奈良市内から車を走らせ約1時間半。曽爾高原へと向かう国道369号線沿いに突如現れる、『めだか街道』の看板。ここは奈良県東部、曽爾村にある山粕地区。かつて伊勢本街道の宿場町として栄えた小さな集落が、『めだか街道』として注目を集めている。
以前は小川や池などで見られたメダカ。絶滅危惧種に指定される一方、10年ほど前から改良メダカの生産が盛んになり、じわじわとブームが広がっている。『めだか街道』では、メダカが冬眠から目覚める3月末から10月にかけて、参加する9軒の軒先に水槽を並べ展示販売。ぷっくりかわいい”だるま“、真っ白で愛らしい”白メダカ“、金魚のように赤く美しい”楊貴妃“、青く輝く”青ラメ幹之“、ぎょろ目の”出目パンダ“や濃い黒色が特徴の”オロチ“など、数百円から2万円もの値の付くものまで約40種類のメダカと出合えると、全国各地からメダカ愛好家や観光客が訪れている。
きっかけは約19年前、同会代表の枡田秀美さんが趣味でメダカを飼育し始めたこと。「なんとも言えないかわいらしさにはまってね。娘が結婚するときには紅白メダカを買ってみたりして、楽しんでたんや」。2009年ひょんなことからテレビのまち取材で全国放送され、遠方からわざわざ訪ねてくる人が現れた。「高齢化と過疎化が進む山奥の集落にメダカを求めて人が来るなんてよ、みんなびっくりよ」。それなら、メダカを主役に町おこしをしようと近隣住民に声を掛け、2010年『めだか街道』を発足させた。「ただ単にメダカを飼うだけなら面白くないし、続かない。本気でメダカを飼って販売もしよう」平均年齢80歳のメンバーが団結した。
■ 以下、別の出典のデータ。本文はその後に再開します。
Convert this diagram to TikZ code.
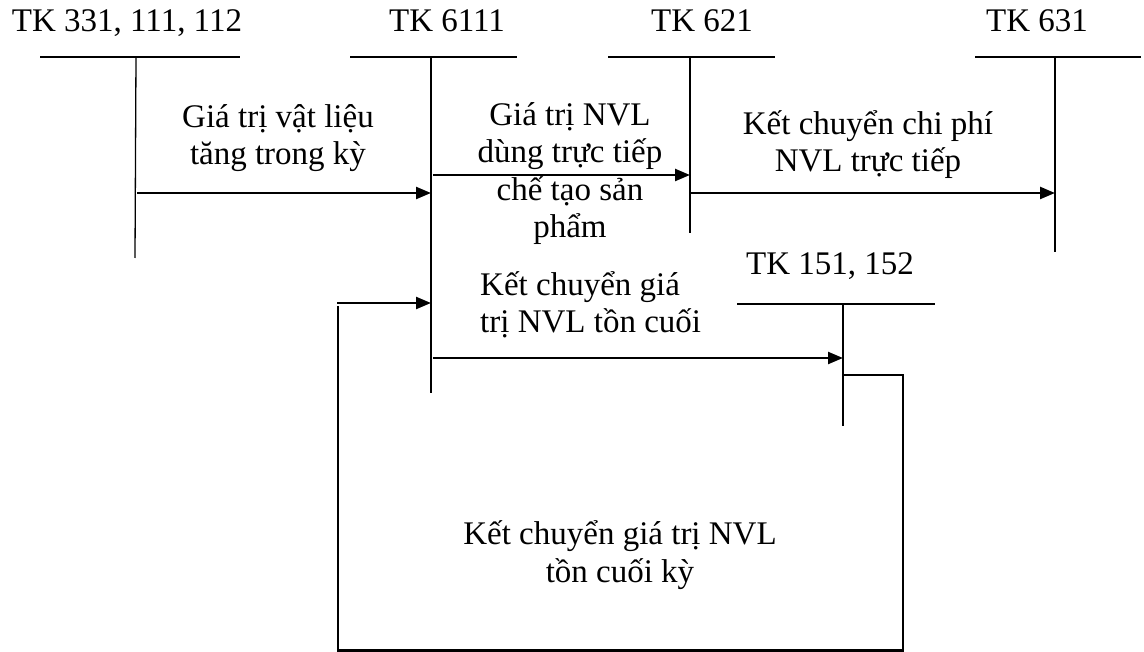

金魚と違って、ポンプなどの機械は要らず、水替えもそれほど必要ない。飼育のしやすさは高齢メンバーにも取り入れやすかった。問題はいかに健康なメダカを育てるか。「お客さんが持ち帰り、その家の水槽で元気に泳いでもらわんとあかん。それと、マイナス10度近くまで気温が下がる冬を越すためには、健康でないと」と枡田さん。天気の良い日は日光浴、水替えのタイミングや、病気が発生した時の対処などメンバー同士声を掛け合う。また、ここを訪れる愛好家の人たちが活動を応援し、専門的な飼育知識を教えてくれる。枡田さんは2年前、『めだか街道』オリジナルの改良メダカを生み出そうと交配にも挑戦。掛け合わせは秘密だが、白色の容器に入れても色抜けしない、黒メダカ”ひでちゃんブラック“が誕生した。「温度管理のためにメダカと一緒に寝たこともあったり、野生動物に持っていかれたりと苦労もあるけれど、メダカのおかげで静岡や名古屋、滋賀など多くの人と出会えたことが何よりもうれしい」と枡田さん。
静かな集落が賑やかになり、高齢メンバーも社交的になった。街道沿いの住民同士の会話も増え、夫婦喧嘩が減ったという家も。「毎年春が待ち遠しい。メダカが元気に泳ぎ回り、街道に人が来て、街道の人たちも元気になる」と枡田さんはメダカの姿に目を細めていた。